Seriously?! Let $a\ge b \ge c \ge d$ so that $4a^2\ge a^2+b^2+c^2+d^2=a^2b^2c^2d^2$. Then $4\ge b^2c^2d^2$ so $c=d=1$ and either $b=2$ or $b=1$. If $b=1$ then $a^2+3=a^2$ which I don't see happening and if $b=2$ then $a^2+6=4a^2$ i.e. $a^2=2$ which, again, I have difficulties believing.

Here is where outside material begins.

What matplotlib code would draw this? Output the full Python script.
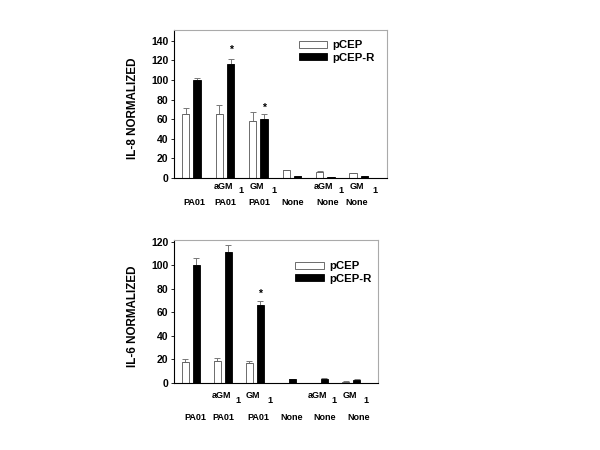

xeroxia wrote: Show that the equation $a^2+b^2+c^2+d^2=a^2\cdot b^2\cdot c^2\cdot d^2$ has no solution in positive integers. Using modulo $4$, we can see that all of them must be even. So $a$, $b$,$c$, $d >1$ Hence, $a^2+b^2+c^2+d^2 <a^2b^2+b^2c^2<a^2b^2c^2d^2$

xeroxia wrote: Show that the equation $a^2+b^2+c^2+d^2=a^2\cdot b^2\cdot c^2\cdot d^2$ has no solution in positive integers. If all of them are odd,even=odd.So at least one of them is even,say $a$ Then $4|b^2+c^2+d^2$ If three of $b,c,d$ are odd,contradiction.If two odd and one even,then $b^2+c^2+d^2\equiv 2\mod 4,$ so not divisible by $4$ Then all of them is even.Now just repeat this process.